Respondent appealed to the District Court in the Northern District of Ohio. The District Court found removal under both §§1441(a) and 1452(a) to be untimely and held that the Bankruptcy Court lacked jurisdiction over the case. The District Court reversed the judgment of the Bankruptcy Court and remanded to that Court for further proceedings consistent with the District Court's

opinion. [n.2]

Petitioner appealed the District Court's order to the Court of Appeals for the Sixth Circuit. In an unpublished disposition, the Sixth Circuit held that §§1447(d) and 1452(b) barred appellate review of the District Court's remand order. The Court of Appeals then dismissed the appeal for lack of jurisdiction. We granted certiorari, 514 U. S. ___ (1995), and now affirm.

Congress has placed broad restrictions on the power of federal appellate courts to review district court orders remanding removed cases to state court. The general statutory provision governing the reviewability of remand orders is 28 U.S.C. § 1447(d) (1988 ed.). That section provides:

"An order remanding a case to the State court from which it was removed is not reviewable on appeal or otherwise, except that an order remanding a case to the State court from which it was removed pursuant to section 1443 of this title shall be reviewable by appeal or otherwise."

As we explained in Thermtron Products, Inc. v. Hermansdorfer, 423 U.S. 336 (1976), §1447(d) must be read in pari materia with §1447(c), so that only remands based on grounds specified in §1447(c) are immune from review under §1447(d). Id., at 345-346. As long as a district court's remand is based on a timely raised defect in removal procedure or on lack of subject matter jurisdiction--the grounds for remand recognized by §1447(c)--a court of appeals lacks jurisdiction to entertain an appeal of the remand order under §1447(d).

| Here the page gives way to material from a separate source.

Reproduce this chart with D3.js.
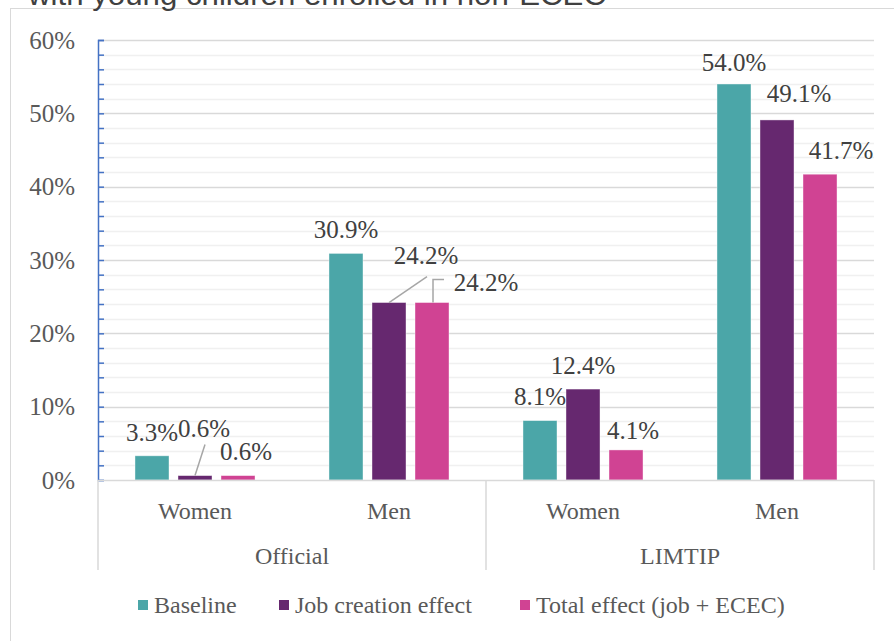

Section 1447(d) bars appellate review of the remand order in this case. As noted, §1447(d) precludes appellate review of any order "remanding a case to the State court from which it was removed." The parties do not dispute that the District Court's order remanded this case to the Ohio state court from which it came. There is also no dispute that the District Court remanded this case on grounds of untimely removal, precisely the type of removal defect contemplated by §1447(c). [n.3] Section 1447(d) thus compels the conclusion that the District Court's order is "not reviewable on appeal or otherwise." See Gravitt v. Southwestern Bell Telephone Co., 430 U.S. 723 (1977) (per curiam).

We reach the same conclusion regardless of whether removal was effected pursuant to §1441(a) or §1452(a). Section 1447(d) applies "not only to remand orders made in suits removed under [the general removal statute], but to orders of remand made in cases removed under any other statutes, as well." United States v. Rice, 327 U.S. 742, 752 (1946) (emphasis added). [n.4] Absent a clear statutory command to the contrary, we assume that Congress is "aware of the universality of th[e] practice" of denying appellate review of remand orders when Congress creates a new ground for removal. Ibid.

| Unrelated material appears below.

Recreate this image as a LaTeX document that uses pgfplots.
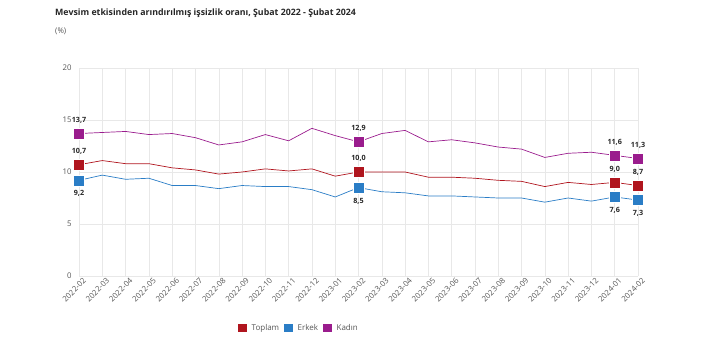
\documentclass[border=0pt]{standalone}
\usepackage{fontspec}
\setmainfont{Open Sans}
\usepackage{pgfplots}
\pgfplotsset{compat=1.18}
\definecolor{cT}{HTML}{B0151E}
\definecolor{cE}{HTML}{2A7DC6}
\definecolor{cK}{HTML}{9A1C8D}
\definecolor{gridc}{HTML}{E8E8E8}
\definecolor{txt}{HTML}{555555}
\begin{document}
\begin{tikzpicture}
\useasboundingbox (-79pt,-75pt) rectangle (623pt,276pt);
\node[anchor=west, inner sep=0pt, font=\bfseries\fontsize{8.8}{10}\selectfont, text=black!85] at (-24pt,263pt) {Mevsim etkisinden arındırılmış işsizlik oranı, Şubat 2022 - Şubat 2024};
\node[anchor=west, inner sep=0pt, font=\fontsize{7.8}{9}\selectfont, text=txt] at (-24pt,245pt) {(\%)};
\begin{axis}[
  scale only axis, width=559pt, height=208pt,
  xmin=0, xmax=24, ymin=0, ymax=20,
  ytick={0,5,10,15,20},
  xtick={0,...,24},
  xticklabels={2022-02,2022-03,2022-04,2022-05,2022-06,2022-07,2022-08,2022-09,2022-10,2022-11,2022-12,2023-01,2023-02,2023-03,2023-04,2023-05,2023-06,2023-07,2023-08,2023-09,2023-10,2023-11,2023-12,2024-01,2024-02},
  xticklabel style={rotate=45, anchor=north east, inner sep=0.5pt, font=\fontsize{7.8}{9}\selectfont, text=txt, yshift=-3pt, xshift=2pt},
  yticklabel style={font=\fontsize{7.8}{9}\selectfont, text=txt, xshift=-4pt},
  /pgf/number format/assume math mode=true,
  grid=major, major grid style={gridc, line width=0.5pt},
  axis line style={draw=none}, tick style={draw=none},
  clip=false,
  legend image code/.code={\draw[#1, draw=none, fill] (0pt,-4pt) rectangle (8.5pt,4.5pt);},
  legend style={at={(0.279,-0.25)}, anchor=west, draw=none, fill=none, font=\fontsize{8}{9}\selectfont, text=txt, column sep=3pt},
  legend columns=3,
]
\addplot[cT, line width=0.7pt, mark=none] coordinates {(0,10.7)(1,11.1)(2,10.8)(3,10.8)(4,10.4)(5,10.2)(6,9.8)(7,10.0)(8,10.3)(9,10.1)(10,10.3)(11,9.6)(12,10.0)(13,10.0)(14,10.0)(15,9.5)(16,9.5)(17,9.4)(18,9.2)(19,9.1)(20,8.6)(21,9.0)(22,8.8)(23,9.0)(24,8.7)};
\addlegendentry{Toplam}
\addplot[cE, line width=0.7pt, mark=none] coordinates {(0,9.2)(1,9.7)(2,9.3)(3,9.4)(4,8.7)(5,8.7)(6,8.4)(7,8.7)(8,8.6)(9,8.6)(10,8.3)(11,7.6)(12,8.5)(13,8.1)(14,8.0)(15,7.7)(16,7.7)(17,7.6)(18,7.5)(19,7.5)(20,7.1)(21,7.5)(22,7.2)(23,7.6)(24,7.3)};
\addlegendentry{Erkek}
\addplot[cK, line width=0.7pt, mark=none] coordinates {(0,13.7)(1,13.8)(2,13.9)(3,13.6)(4,13.7)(5,13.3)(6,12.6)(7,12.9)(8,13.6)(9,13.0)(10,14.2)(11,13.5)(12,12.9)(13,13.7)(14,14.0)(15,12.9)(16,13.1)(17,12.8)(18,12.4)(19,12.2)(20,11.4)(21,11.8)(22,11.9)(23,11.6)(24,11.3)};
\addlegendentry{Kadın}
\pgfplotsset{every node near coord/.append style={font=\bfseries\fontsize{7.2}{8}\selectfont, text=black!85, inner sep=0pt}}
\addplot[forget plot, only marks, mark=square*, mark size=5.5pt, mark options={fill=cT, draw=white, line width=0.4pt}, point meta=y,
  nodes near coords={\pgfmathprintnumber[use comma,fixed,fixed zerofill,precision=1]{\pgfplotspointmeta}},
  every node near coord/.append style={anchor=south, yshift=10pt}] coordinates {(0,10.7)(12,10.0)(23,9.0)(24,8.7)};
\addplot[forget plot, only marks, mark=square*, mark size=5.5pt, mark options={fill=cE, draw=white, line width=0.4pt}, point meta=y,
  nodes near coords={\pgfmathprintnumber[use comma,fixed,fixed zerofill,precision=1]{\pgfplotspointmeta}},
  every node near coord/.append style={anchor=north, yshift=-10pt}] coordinates {(0,9.2)(12,8.5)(23,7.6)(24,7.3)};
\addplot[forget plot, only marks, mark=square*, mark size=5.5pt, mark options={fill=cK, draw=white, line width=0.4pt}, point meta=y,
  nodes near coords={\pgfmathprintnumber[use comma,fixed,fixed zerofill,precision=1]{\pgfplotspointmeta}},
  every node near coord/.append style={anchor=south, yshift=10pt}] coordinates {(0,13.7)(12,12.9)(23,11.6)(24,11.3)};
\end{axis}
\end{tikzpicture}
\end{document}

There is no express indication in §1452 that Congress intended that statute to be the exclusive provision governing removals and remands in bankruptcy. Nor is there any reason to infer from §1447(d) that Congress intended to exclude bankruptcy cases from its coverage. The fact that §1452 contains its own provision governing certain types of remands in bankruptcy, see §1452(b) (authorizing remand on "any equitable ground" and precluding appellate review of any decision to remand or not to remand on this basis), does not change our conclusion. There is no reason §§1447(d) and 1452 cannot comfortably coexist in the bankruptcy context. We must, therefore, give effect to both. Connecticut Nat. Bank v. Germain, 503 U.S. 249, 253 (1992).

If an order remands a bankruptcy case to state court because of a timely raised defect in removal procedure or lack of subject matter jurisdiction, then a court of appeals lacks jurisdiction to review that order under §1447(d), regardless of whether the case was removed under §1441(a) or §1452(a). The remand at issue falls squarely within §1447(d), and the order is not reviewable on appeal.

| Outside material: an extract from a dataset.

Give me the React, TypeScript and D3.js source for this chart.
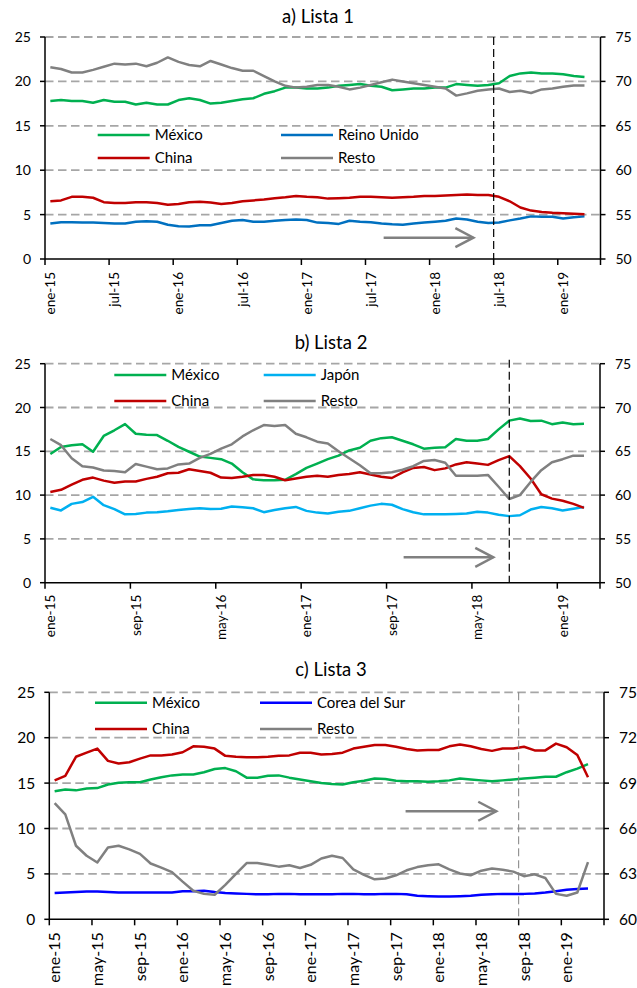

The judgment of the Court of Appeals for the Sixth Circuit is affirmed.

It is so ordered.


Notes

1 Section 1452 provides:

"(a) A party may remove any claim or cause of action in a civil action . . . to the district court for the district where such civil action is pending, if such district court has jurisdiction of such claim or cause of action under section 1334 of this title.

"(b) The court to which such claim or cause of action is removed may remand such claim or cause of action on any equitable ground. An order entered under this subsection remanding a claim or cause of action, or a decision to not remand, is not reviewable by appeal or otherwise by the court of appeals . . . or by the Supreme Court . . . ." 28 U.S.C. § 1452 (1988 ed. and Supp. V).

2 The District Court's order left the Bankruptcy Court with no option but to remand the case to state court. The parties and the Court of Appeals for the Sixth Circuit are in agreement that the District Court's order in this case was equivalent to a remand to state court.

3 Section 1447(c) requires that a motion to remand for a defect in removal procedure be filed within 30 days of removal. Petitioner removed this case to federal court on September 25, 1992. Respondent filed motions to remand in the District Court on October 23, 1992, and in the Bankruptcy Court on November 25, 1992. Respondent's motion to remand filed in the District Court was sufficient to bring this case within the coverage of §1447(c).

4 Rice interpreted the predecessor statute to §1447(d). The current version of §1447(d) is a recodification of the provision reviewed in Rice and is "intended to restate the prior law with respect to remand orders and their reviewability." Thermtron Products, Inc. v. Hermansdorfer, 423 U.S. 336, 349-350 (1976).